Polarization saps our strength by encouraging us to fight each other rather than our common enemies. It creates strife where once none existed, preventing us from directing our energies toward positive ends. Even worse, it drains the reservoir of trust and good will that makes civil dialog and peaceful democratic government possible. Powerful elements of the Republican leadership, aided by their allies in the right-wing media, have for more than a decade now engaged in a concerted campaign to convince conservatives that centrists and liberals are evil, traitorous, and possibly insane. Nothing in my lifetime has weakened us as a nation more than this. The 9/11 attacks, though infinitely more brutal and heart-wrenching, did far less damage to us as a nation.
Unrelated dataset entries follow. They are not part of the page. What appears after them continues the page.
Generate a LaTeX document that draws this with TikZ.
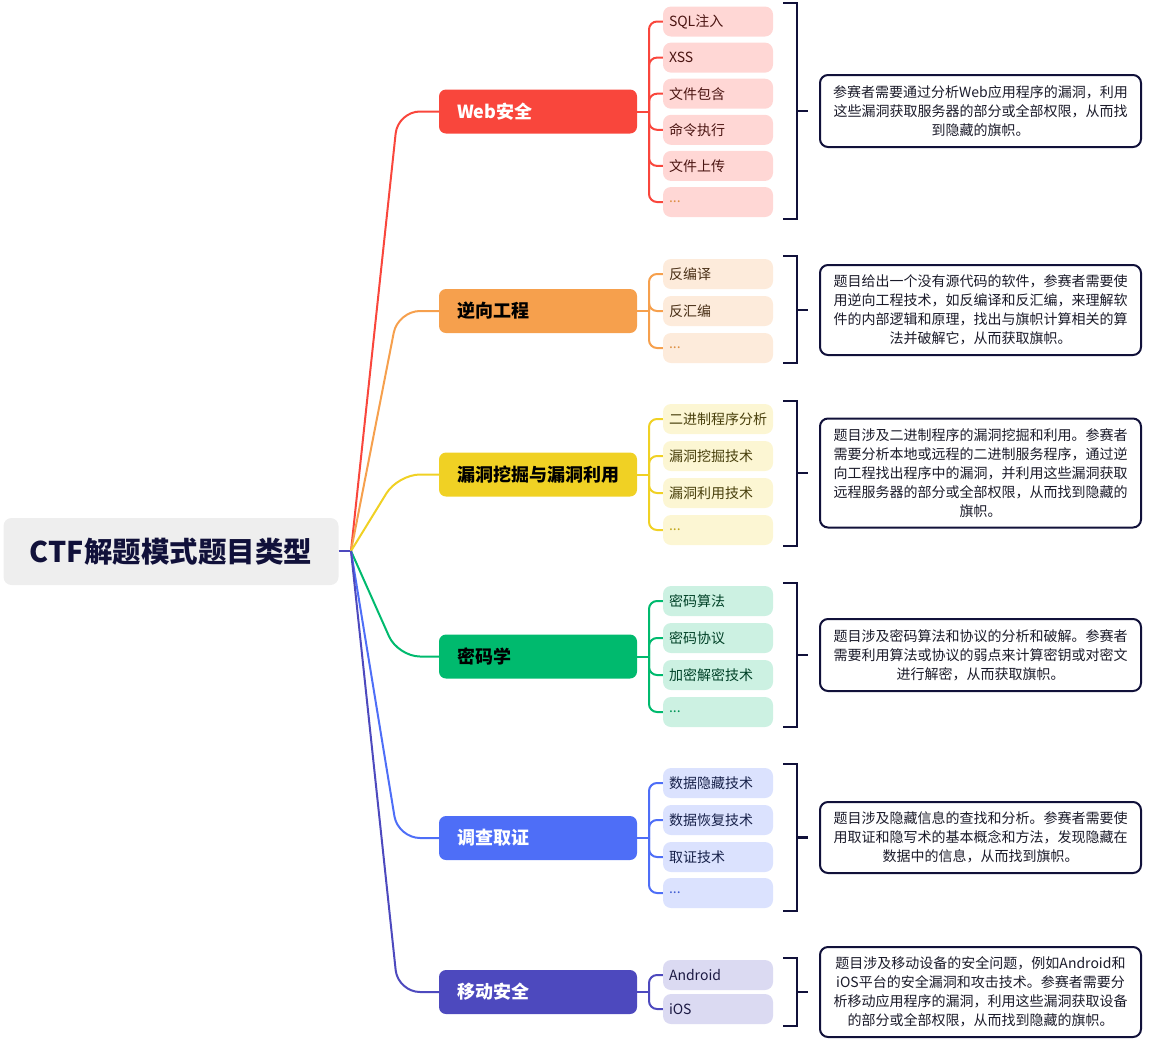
\documentclass[tikz,border=0pt]{standalone}
\usepackage{fontspec}
\setmainfont{Noto Sans CJK SC}
\definecolor{cRed}{HTML}{F9463C}
\definecolor{sRed}{HTML}{FFD7D5}
\definecolor{cOrange}{HTML}{F6A04D}
\definecolor{sOrange}{HTML}{FDEBDB}
\definecolor{cYellow}{HTML}{F0D124}
\definecolor{sYellow}{HTML}{FCF6D3}
\definecolor{cGreen}{HTML}{00BA6E}
\definecolor{sGreen}{HTML}{CCF1E2}
\definecolor{cBlue}{HTML}{4E6EF7}
\definecolor{sBlue}{HTML}{DBE2FE}
\definecolor{cPurple}{HTML}{4D49BE}
\definecolor{sPurple}{HTML}{DBDAF2}
\definecolor{navy}{HTML}{11113A}
\definecolor{rootgray}{HTML}{EEEEEE}
\definecolor{desctext}{HTML}{1B1B2A}
\tikzset{
 rootbox/.style={rectangle, rounded corners=8pt, fill=rootgray, minimum width=335pt, minimum height=67pt, font=\fontsize{28.5}{33}\selectfont\bfseries, text=navy},
 branchbox/.style={rectangle, rounded corners=7pt, minimum width=198pt, minimum height=44pt, text width=162pt, inner xsep=18pt, align=left, font=\fontsize{18}{22}\selectfont\bfseries},
 subbox/.style={rectangle, rounded corners=8pt, minimum width=110pt, minimum height=30pt, text width=98pt, inner xsep=6pt, align=left, font=\fontsize{14}{17}\selectfont},
 descbox/.style={rectangle, rounded corners=8pt, draw=navy, line width=2pt, fill=white, minimum width=321pt, align=center, font=\fontsize{14}{19}\selectfont, text=desctext},
 link/.style={line width=2pt, rounded corners=22pt},
 spine/.style={line width=2pt, rounded corners=8pt},
 bracket/.style={draw=navy, line width=2.5pt},
 tick/.style={draw=navy, line width=2.5pt, shorten >=11pt},
}
\begin{document}
\begin{tikzpicture}[x=1pt,y=-1pt]
\useasboundingbox (0,0) rectangle (1149,1045);

% root
\node[rootbox] (root) at (171,551.5) {CTF解题模式题目类型};
\coordinate (hub) at (351,551);
\draw[line width=2pt, draw=cPurple] (root.east |- hub) -- (hub);

% ---------- branch nodes ----------
\node[branchbox, fill=cRed, text=white] (b1) at (538,111.5) {Web安全};
\node[branchbox, fill=cOrange, text=black] (b2) at (538,311) {逆向工程};
\node[branchbox, fill=cYellow, text=black] (b3) at (538,474.5) {漏洞挖掘与漏洞利用};
\node[branchbox, fill=cGreen, text=black] (b4) at (538,656.5) {密码学};
\node[branchbox, fill=cBlue, text=white] (b5) at (538,838) {调查取证};
\node[branchbox, fill=cPurple, text=white] (b6) at (538,992) {移动安全};

% links from hub
\draw[link, draw=cRed] (hub) -- (398,111.5) -- (b1.west);
\draw[link, draw=cOrange] (hub) -- (398,311) -- (b2.west);
\draw[link, draw=cYellow] (hub) -- (398,474.5) -- (b3.west);
\draw[link, draw=cGreen] (hub) -- (398,656.5) -- (b4.west);
\draw[link, draw=cBlue] (hub) -- (398,838) -- (b5.west);
\draw[link, draw=cPurple] (hub) -- (398,992) -- (b6.west);

% ---------- sub nodes ----------
% Web
\coordinate (j1) at (649,111.5);
\draw[spine, draw=cRed] (b1.east) -- (j1);
\foreach \t/\y [count=\i] in {SQL注入/21.5, XSS/57.6, 文件包含/93.7, 命令执行/129.8, 文件上传/165.9}{
  \node[subbox, fill=sRed, text=cRed!30!black] (s1\i) at (718,\y) {\t};
  \draw[spine, draw=cRed] (j1) |- (s1\i.west);
}
\node[subbox, fill=sRed, text=cOrange!90!black] (s16) at (718,202) {...};
\draw[spine, draw=cRed] (j1) |- (s16.west);

% Reverse
\coordinate (j2) at (649,311);
\draw[spine, draw=cOrange] (b2.east) -- (j2);
\foreach \t/\y [count=\i] in {反编译/274, 反汇编/311}{
  \node[subbox, fill=sOrange, text=cOrange!30!black] (s2\i) at (718,\y) {\t};
  \draw[spine, draw=cOrange] (j2) |- (s2\i.west);
}
\node[subbox, fill=sOrange, text=cOrange!90!black] (s23) at (718,348) {...};
\draw[spine, draw=cOrange] (j2) |- (s23.west);

% Vuln
\coordinate (j3) at (649,474.5);
\draw[spine, draw=cYellow] (b3.east) -- (j3);
\foreach \t/\y [count=\i] in {二进制程序分析/419, 漏洞挖掘技术/456, 漏洞利用技术/493}{
  \node[subbox, fill=sYellow, text=cYellow!30!black] (s3\i) at (718,\y) {\t};
  \draw[spine, draw=cYellow] (j3) |- (s3\i.west);
}
\node[subbox, fill=sYellow, text=cYellow!80!black] (s34) at (718,530) {...};
\draw[spine, draw=cYellow] (j3) |- (s34.west);

% Crypto
\coordinate (j4) at (649,656.5);
\draw[spine, draw=cGreen] (b4.east) -- (j4);
\foreach \t/\y [count=\i] in {密码算法/601, 密码协议/638, 加密解密技术/675}{
  \node[subbox, fill=sGreen, text=cGreen!35!black] (s4\i) at (718,\y) {\t};
  \draw[spine, draw=cGreen] (j4) |- (s4\i.west);
}
\node[subbox, fill=sGreen, text=cGreen!80!black] (s44) at (718,712) {...};
\draw[spine, draw=cGreen] (j4) |- (s44.west);

% Forensics
\coordinate (j5) at (649,838);
\draw[spine, draw=cBlue] (b5.east) -- (j5);
\foreach \t/\y [count=\i] in {数据隐藏技术/783, 数据恢复技术/820, 取证技术/857}{
  \node[subbox, fill=sBlue, text=cBlue!30!black] (s5\i) at (718,\y) {\t};
  \draw[spine, draw=cBlue] (j5) |- (s5\i.west);
}
\node[subbox, fill=sBlue, text=cBlue!85!black] (s54) at (718,893) {...};
\draw[spine, draw=cBlue] (j5) |- (s54.west);

% Mobile
\coordinate (j6) at (649,992);
\draw[spine, draw=cPurple] (b6.east) -- (j6);
\foreach \t/\y [count=\i] in {Android/975, iOS/1009}{
  \node[subbox, fill=sPurple, text=cPurple!35!black] (s6\i) at (718,\y) {\t};
  \draw[spine, draw=cPurple] (j6) |- (s6\i.west);
}

% ---------- description boxes ----------
\node[descbox, minimum height=72pt] (d1) at (980.5,111) {参赛者需要通过分析Web应用程序的漏洞，利用\\这些漏洞获取服务器的部分或全部权限，从而找\\到隐藏的旗帜。};
\node[descbox, minimum height=90pt] (d2) at (980.5,310) {题目给出一个没有源代码的软件，参赛者需要使\\用逆向工程技术，如反编译和反汇编，来理解软\\件的内部逻辑和原理，找出与旗帜计算相关的算\\法并破解它，从而获取旗帜。};
\node[descbox, minimum height=109pt] (d3) at (980.5,473) {题目涉及二进制程序的漏洞挖掘和利用。参赛者\\需要分析本地或远程的二进制服务程序，通过逆\\向工程找出程序中的漏洞，并利用这些漏洞获取\\远程服务器的部分或全部权限，从而找到隐藏的\\旗帜。};
\node[descbox, minimum height=72pt] (d4) at (980.5,655) {题目涉及密码算法和协议的分析和破解。参赛者\\需要利用算法或协议的弱点来计算密钥或对密文\\进行解密，从而获取旗帜。};
\node[descbox, minimum height=71pt] (d5) at (980.5,837.5) {题目涉及隐藏信息的查找和分析。参赛者需要使\\用取证和隐写术的基本概念和方法，发现隐藏在\\数据中的信息，从而找到旗帜。};
\node[descbox, minimum height=90pt] (d6) at (980.5,992) {题目涉及移动设备的安全问题，例如Android和\\iOS平台的安全漏洞和攻击技术。参赛者需要分\\析移动应用程序的漏洞，利用这些漏洞获取设备\\的部分或全部权限，从而找到隐藏的旗帜。};

% ---------- brackets ----------
\draw[bracket] (783,3) -- (797,3) -- (797,219) -- (783,219);
\coordinate (k1) at (797,111);
\draw[tick] (k1) -- (d1.west);
\draw[bracket] (783,256) -- (797,256) -- (797,363) -- (783,363);
\coordinate (k2) at (797,310);
\draw[tick] (k2) -- (d2.west);
\draw[bracket] (783,401) -- (797,401) -- (797,546) -- (783,546);
\coordinate (k3) at (797,473);
\draw[tick] (k3) -- (d3.west);
\draw[bracket] (783,583) -- (797,583) -- (797,727) -- (783,727);
\coordinate (k4) at (797,655);
\draw[tick] (k4) -- (d4.west);
\draw[bracket] (783,764) -- (797,764) -- (797,911) -- (783,911);
\coordinate (k5) at (797,837.5);
\draw[tick] (k5) -- (d5.west);
\draw[bracket] (783,958) -- (797,958) -- (797,1026) -- (783,1026);
\coordinate (k6) at (797,992);
\draw[tick] (k6) -- (d6.west);
\end{tikzpicture}
\end{document}
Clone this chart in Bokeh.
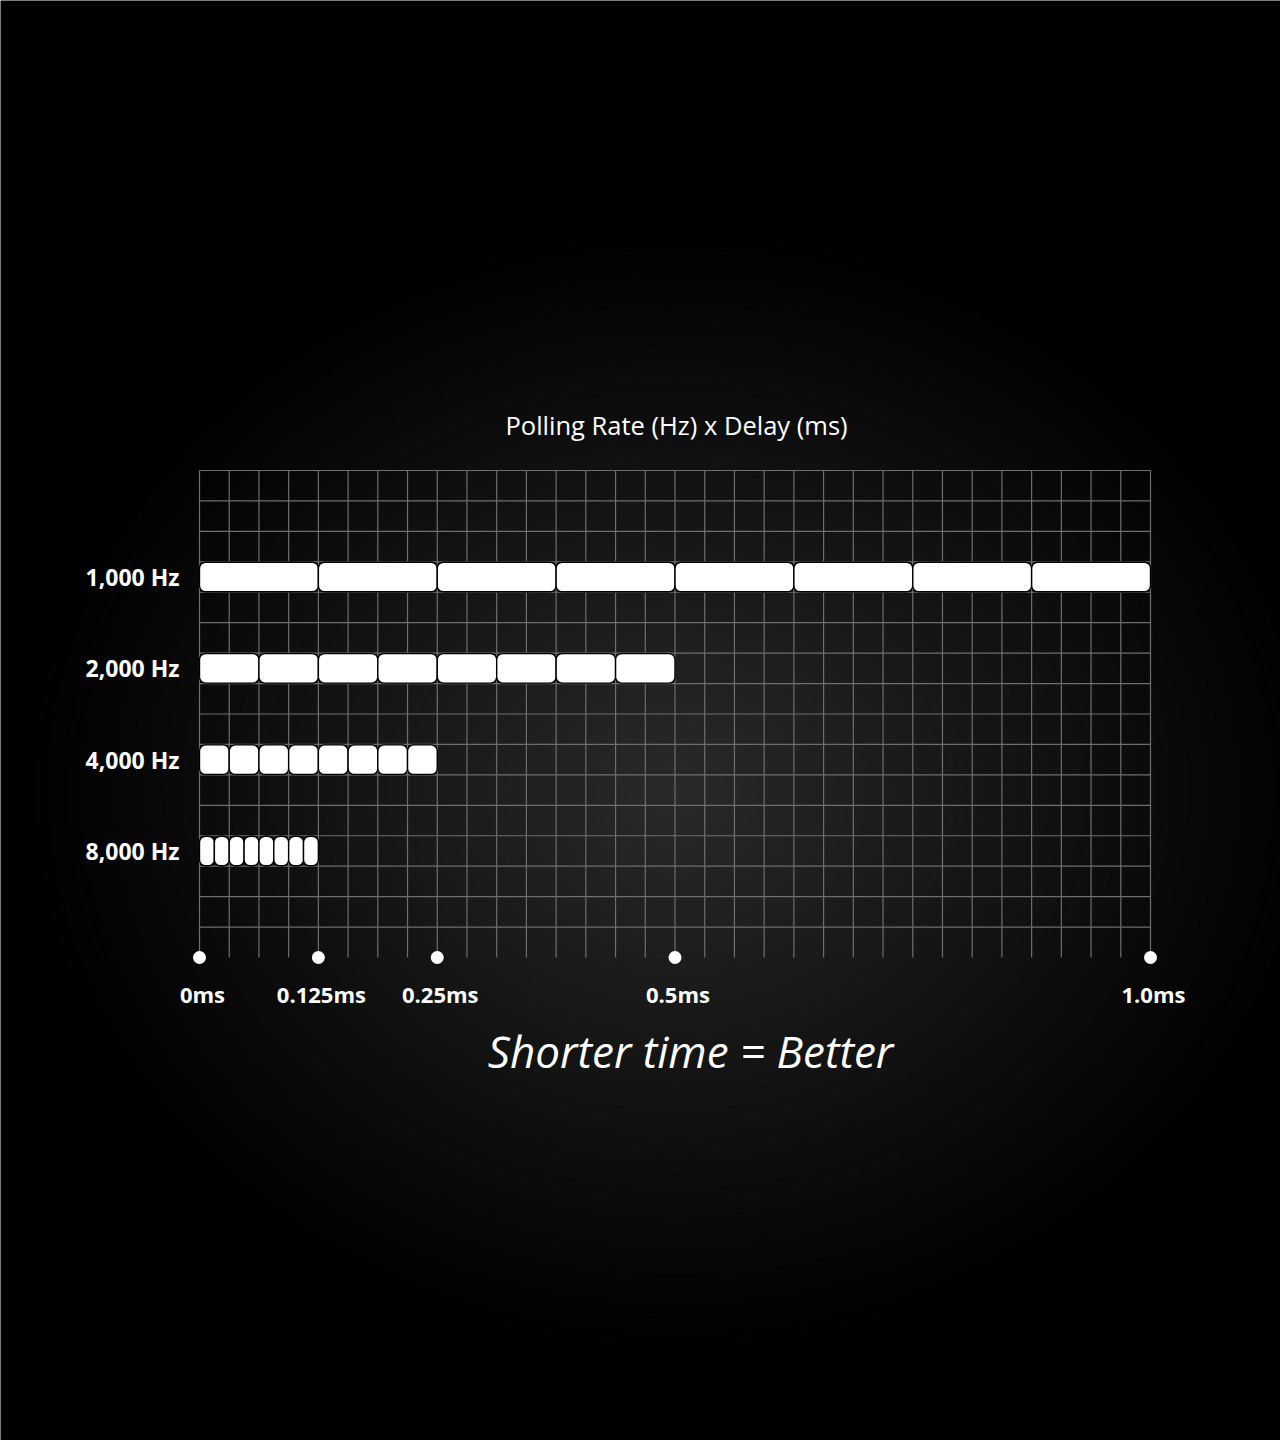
import numpy as np
from bokeh.plotting import figure
from bokeh.models import Range1d, ColumnDataSource
from bokeh.core.properties import value
from bokeh.embed import file_html
from bokeh.resources import INLINE

# ---- data ----
rate_labels = ["1,000 Hz", "2,000 Hz", "4,000 Hz", "8,000 Hz"]
rate_hz = [1000, 2000, 4000, 8000]
total_delay_ms = [1.0, 0.5, 0.25, 0.125]
segments_per_bar = 8
tick_ms = [0, 0.125, 0.25, 0.5, 1.0]
tick_labels = ["0ms", "0.125ms", "0.25ms", "0.5ms", "1.0ms"]
title_text = "Polling Rate (Hz) x Delay (ms)"
footer_text = "Shorter time = Better"

# ---- layout ----
W, H = 1280, 1440
px_per_ms = 951.0
px_per_row = 487.0 / 16
x0 = -199.0 / px_per_ms
x1 = x0 + W / px_per_ms
y1 = 957.0 / px_per_row
y0 = y1 - H / px_per_row

p = figure(width=W, height=H, output_backend="svg", toolbar_location=None,
           x_range=Range1d(x0, x1), y_range=Range1d(y0, y1),
           x_axis_location=None, y_axis_location=None, min_border=0,
           background_fill_color="#000000", border_fill_color="#000000")
p.outline_line_color = None
p.grid.visible = False

# radial glow background (concentric ellipses)
cx, cy = 0.5016, 5.5
RX, RY = 660, 570
n = 80
fr = np.linspace(1.0, 0.01, n)
cols = []
for f in fr:
    v = int(round(42 * (1 - f) ** 1.05))
    cols.append("#%02x%02x%02x" % (v, v, v))
p.ellipse(x=[cx] * n, y=[cy] * n, width=2 * RX * fr, height=2 * RY * fr,
          width_units="screen", height_units="screen",
          fill_color=cols, line_color=None)

# grid
n_cols = 32
n_rows = 16
vx = np.arange(n_cols + 1) / n_cols
p.segment(x0=vx, y0=np.zeros_like(vx), x1=vx, y1=np.full_like(vx, n_rows),
          line_color="#6e6e6e", line_width=1.2)
hy = np.arange(1, n_rows + 1)
p.segment(x0=np.zeros(len(hy)), y0=hy, x1=np.ones(len(hy)), y1=hy,
          line_color="#6e6e6e", line_width=1.2)

# bars (8 segments each)
lefts, rights, ys = [], [], []
for i, (hz, tot) in enumerate(zip(rate_hz, total_delay_ms)):
    d = 1000.0 / hz / segments_per_bar
    row_y = 12.5 - 3 * i
    for k in range(segments_per_bar):
        lefts.append(k * d)
        rights.append((k + 1) * d)
        ys.append(row_y)
src = ColumnDataSource(dict(left=lefts, right=rights, y=ys))
p.hbar(y="y", left="left", right="right", height=0.97, source=src,
       fill_color="#ffffff", line_color="#000000", line_width=1.4,
       border_radius=6)

# row labels
label_y = [12.5 - 3 * i for i in range(len(rate_labels))]
p.text(x=[-0.021] * len(rate_labels), y=label_y, text=rate_labels,
       text_align="right", text_baseline="middle", text_color="#ffffff",
       text_font=value("Open Sans"), text_font_style="bold", text_font_size="23px")

# tick dots and labels
p.scatter(x=tick_ms, y=[0] * len(tick_ms), size=13, fill_color="#ffffff", line_color=None)
p.text(x=tick_ms, y=[-1.2] * len(tick_ms), text=tick_labels, x_offset=3,
       text_align="center", text_baseline="middle", text_color="#ffffff",
       text_font=value("Open Sans"), text_font_style="bold", text_font_size="22px")

# title and footer
p.text(x=[0.5016], y=[17.48], text=[title_text], text_align="center",
       text_baseline="middle", text_color="#ffffff",
       text_font=value("Open Sans"), text_font_size="25.5px")
p.text(x=[0.5163], y=[-3.06], text=[footer_text], text_align="center",
       text_baseline="middle", text_color="#ffffff",
       text_font=value("Open Sans"), text_font_style="italic", text_font_size="44px")

open("out.html", "w").write(file_html(p, INLINE))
Those attacks were like a painful physical wound to our nation, a wound that would heal with time, and perhaps even make us stronger as a result. The right’s campaign of polarization via deception and demonization is like a wound to our public soul. If this strategy succeeds and is taken to its logical extreme, then someday in the future people will speak of chaos and despair in the former United States as we speak of it in the former Yugoslavia. Such polarization cannot be stopped after it reaches a tipping point, and the power-greedy among us who exploit it as a strategy show that they are willing to flirt with the destruction of our democracy in order to achieve their political ends. This trend towards polarization must be stopped soon if it is to be stopped at all. It must, I say, be stopped now.

For these reasons and others, I conclude that the administration of George W. Bush has been disastrous, and that he and his administration are unfit to lead our country. I will not, I cannot vote for him.

I encourage you, in the strongest possible terms, to vote for Mr. Kerry.